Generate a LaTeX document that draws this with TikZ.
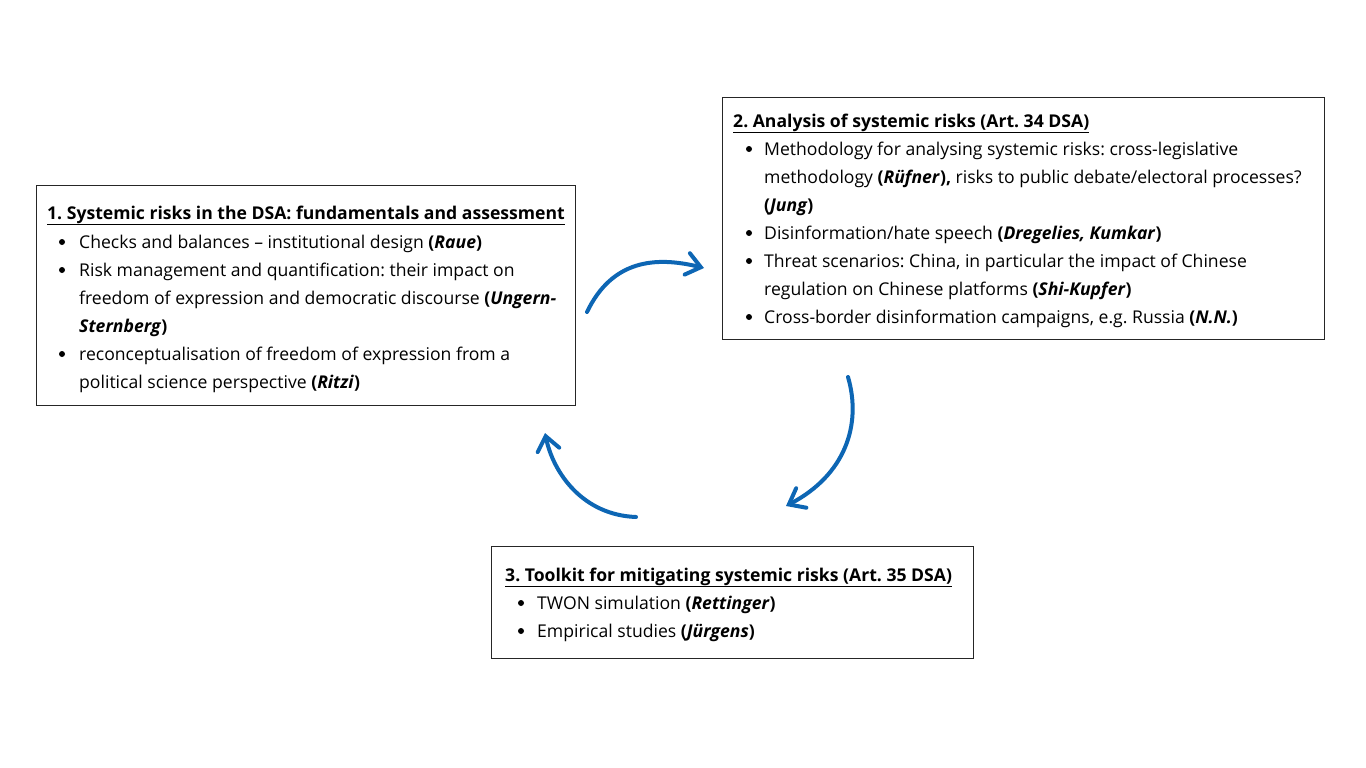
\documentclass[tikz,border=0pt]{standalone}
\usepackage{fontspec}
\setmainfont{Open Sans}
\usetikzlibrary{arrows.meta}
\definecolor{arrblue}{HTML}{0D66B4}
\newcommand{\nm}[1]{\textbf{(\textit{#1})}}
\frenchspacing
\begin{document}
\begin{tikzpicture}[x=1pt,y=-1pt,
  box/.style={draw=black!85, line width=0.8pt, inner sep=0pt},
  ln/.style={anchor=base west, inner sep=0pt, font=\fontsize{17.6}{20}\selectfont},
  bul/.style={circle, fill=black, inner sep=0pt, minimum size=6pt},
  cyc/.style={draw=arrblue, line width=4pt, line cap=round, -{Straight Barb[length=14pt,width=22pt,line cap=round]}}]
\useasboundingbox (0,0) rectangle (1366,768);
% boxes
\node[box, minimum width=539pt, minimum height=220pt] (b1) at (305.5,295) {};
\node[box, minimum width=602pt, minimum height=242pt] (b2) at (1023,218) {};
\node[box, minimum width=482pt, minimum height=112pt] (b3) at (732,602) {};
% box 1 text
\node[ln] (t1) at (47,219) {\textbf{\underline{1. Systemic risks in the DSA: fundamentals and assessment}}};
\node[bul] (p11) at (62,242) {};
\node[ln] (l11) at (79,248) {Checks and balances – institutional design \nm{Raue}};
\node[bul] (p12) at (62,270) {};
\node[ln] (l12) at (79,276) {Risk management and quantification: their impact on};
\node[ln] (l13) at (79,304) {freedom of expression and democratic discourse \textbf{(\textit{Ungern-}}};
\node[ln] (l14) at (79,332) {\textbf{\textit{Sternberg})}};
\node[bul] (p13) at (62,354) {};
\node[ln] (l15) at (79,360) {reconceptualisation of freedom of expression from a};
\node[ln] (l16) at (79,388) {political science perspective \nm{Ritzi}};
% box 2 text
\node[ln] (t2) at (733,127) {\textbf{\underline{2. Analysis of systemic risks (Art. 34 DSA)}}};
\node[bul] (p21) at (749,149) {};
\node[ln] (l21) at (764,155) {Methodology for analysing systemic risks: cross-legislative};
\node[ln] (l22) at (764,183) {methodology \textbf{(\textit{Rüfner}),} risks to public debate/electoral processes?};
\node[ln] (l23) at (764,211) {\nm{Jung}};
\node[bul] (p22) at (749,233) {};
\node[ln] (l24) at (764,239) {Disinformation/hate speech \nm{Dregelies, Kumkar}};
\node[bul] (p23) at (749,261) {};
\node[ln] (l25) at (764,267) {Threat scenarios: China, in particular the impact of Chinese};
\node[ln] (l26) at (764,295) {regulation on Chinese platforms \nm{Shi-Kupfer}};
\node[bul] (p24) at (749,317) {};
\node[ln] (l27) at (764,323) {Cross-border disinformation campaigns, e.g. Russia \nm{N.N.}};
% box 3 text
\node[ln] (t3) at (505,581) {\textbf{\underline{3. Toolkit for mitigating systemic risks (Art. 35 DSA)}}};
\node[bul] (p31) at (521,603) {};
\node[ln] (l31) at (537,609) {TWON simulation \nm{Rettinger}};
\node[bul] (p32) at (521,631) {};
\node[ln] (l32) at (537,637) {Empirical studies \nm{Jürgens}};
% cycle arrows
\coordinate (a1s) at (587,312);
\coordinate (a1e) at (704,268);
\coordinate (a2s) at (848,377);
\coordinate (a2e) at (786,506);
\coordinate (a3s) at (636,517);
\coordinate (a3e) at (545,433);
\draw[cyc] (a1s) .. controls (612,260) and (655,256) .. (a1e);
\draw[cyc] (a2s) .. controls (862,425) and (845,475) .. (a2e);
\draw[cyc] (a3s) .. controls (582,515) and (553,472) .. (a3e);
\end{tikzpicture}
\end{document}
------------------------------------------------
TASK PROMPT: Leave out all pictures, then copy the remaining material exactly.

RESPONSE:
Generate a LaTeX document that draws this with TikZ.
\documentclass[tikz,border=0pt]{standalone}
\usepackage{fontspec}
\setmainfont{Open Sans}
\usetikzlibrary{arrows.meta}
\definecolor{arrblue}{HTML}{0D66B4}
\newcommand{\nm}[1]{\textbf{(\textit{#1})}}
\frenchspacing
\begin{document}
\begin{tikzpicture}[x=1pt,y=-1pt,
  box/.style={draw=black!85, line width=0.8pt, inner sep=0pt},
  ln/.style={anchor=base west, inner sep=0pt, font=\fontsize{17.6}{20}\selectfont},
  bul/.style={circle, fill=black, inner sep=0pt, minimum size=6pt},
  cyc/.style={draw=arrblue, line width=4pt, line cap=round, -{Straight Barb[length=14pt,width=22pt,line cap=round]}}]
\useasboundingbox (0,0) rectangle (1366,768);
% boxes
\node[box, minimum width=539pt, minimum height=220pt] (b1) at (305.5,295) {};
\node[box, minimum width=602pt, minimum height=242pt] (b2) at (1023,218) {};
\node[box, minimum width=482pt, minimum height=112pt] (b3) at (732,602) {};
% box 1 text
\node[ln] (t1) at (47,219) {\textbf{\underline{1. Systemic risks in the DSA: fundamentals and assessment}}};
\node[bul] (p11) at (62,242) {};
\node[ln] (l11) at (79,248) {Checks and balances – institutional design \nm{Raue}};
\node[bul] (p12) at (62,270) {};
\node[ln] (l12) at (79,276) {Risk management and quantification: their impact on};
\node[ln] (l13) at (79,304) {freedom of expression and democratic discourse \textbf{(\textit{Ungern-}}};
\node[ln] (l14) at (79,332) {\textbf{\textit{Sternberg})}};
\node[bul] (p13) at (62,354) {};
\node[ln] (l15) at (79,360) {reconceptualisation of freedom of expression from a};
\node[ln] (l16) at (79,388) {political science perspective \nm{Ritzi}};
% box 2 text
\node[ln] (t2) at (733,127) {\textbf{\underline{2. Analysis of systemic risks (Art. 34 DSA)}}};
\node[bul] (p21) at (749,149) {};
\node[ln] (l21) at (764,155) {Methodology for analysing systemic risks: cross-legislative};
\node[ln] (l22) at (764,183) {methodology \textbf{(\textit{Rüfner}),} risks to public debate/electoral processes?};
\node[ln] (l23) at (764,211) {\nm{Jung}};
\node[bul] (p22) at (749,233) {};
\node[ln] (l24) at (764,239) {Disinformation/hate speech \nm{Dregelies, Kumkar}};
\node[bul] (p23) at (749,261) {};
\node[ln] (l25) at (764,267) {Threat scenarios: China, in particular the impact of Chinese};
\node[ln] (l26) at (764,295) {regulation on Chinese platforms \nm{Shi-Kupfer}};
\node[bul] (p24) at (749,317) {};
\node[ln] (l27) at (764,323) {Cross-border disinformation campaigns, e.g. Russia \nm{N.N.}};
% box 3 text
\node[ln] (t3) at (505,581) {\textbf{\underline{3. Toolkit for mitigating systemic risks (Art. 35 DSA)}}};
\node[bul] (p31) at (521,603) {};
\node[ln] (l31) at (537,609) {TWON simulation \nm{Rettinger}};
\node[bul] (p32) at (521,631) {};
\node[ln] (l32) at (537,637) {Empirical studies \nm{Jürgens}};
% cycle arrows
\coordinate (a1s) at (587,312);
\coordinate (a1e) at (704,268);
\coordinate (a2s) at (848,377);
\coordinate (a2e) at (786,506);
\coordinate (a3s) at (636,517);
\coordinate (a3e) at (545,433);
\draw[cyc] (a1s) .. controls (612,260) and (655,256) .. (a1e);
\draw[cyc] (a2s) .. controls (862,425) and (845,475) .. (a2e);
\draw[cyc] (a3s) .. controls (582,515) and (553,472) .. (a3e);
\end{tikzpicture}
\end{document}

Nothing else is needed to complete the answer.